Common objections — and why they don’t hold up

“We’re too small to be a target.” Attackers use automated tools that scan for vulnerabilities regardless of company size. If your email domain exists, you are a target.

“We already have IT handling security.” Your IT team cannot intercept every phishing email or prevent every social engineering call. The person answering the phone needs to know what a pretexting attack sounds like.

“Training is too expensive and time-consuming.” Cloud-based platforms now offer enterprise-grade awareness training at costs that are accessible even for businesses with 20 employees. Most programmes require less than 15 minutes per month from each staff member.

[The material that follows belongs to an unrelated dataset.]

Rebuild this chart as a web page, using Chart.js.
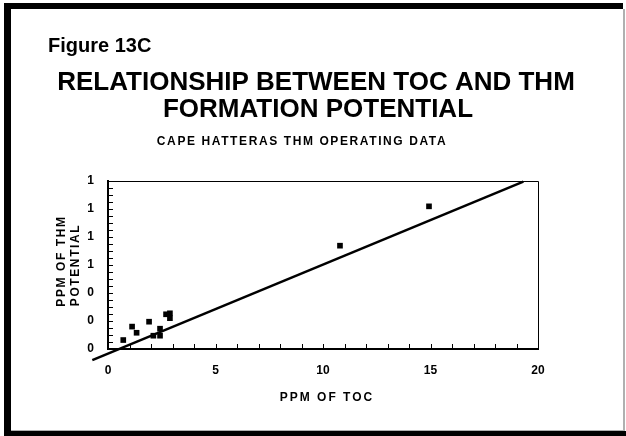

How to get started without overcomplicating things

Building a security-aware culture does not require a massive budget or a dedicated security team. Here is a practical starting point for any European SMB:

  1. Run a baseline phishing simulation to understand your current exposure. Several platforms offer free initial assessments.
  2. Choose a training platform that supports multiple languages, including Italian, and aligns with EU regulatory requirements. Look for GDPR-compliant providers with data centres in Europe.
  3. Start with the fundamentals: phishing recognition, password hygiene, safe browsing, and how to report suspicious activity. Build complexity over time.
  4. Involve leadership visibly. When the CEO or managing director participates in training, it sends a message that security is everyone’s responsibility — not just IT’s problem.
  5. Review and adapt quarterly. Track metrics, adjust scenarios to reflect current threat trends and celebrate improvements with the team.

The transition from unaware clicks to a functioning human firewall is not instant. It takes consistency, realistic training and genuine commitment from leadership. But for European SMBs navigating an increasingly hostile threat landscape and tightening regulatory demands, it is no longer optional — it is one of the most cost-effective security investments you can make.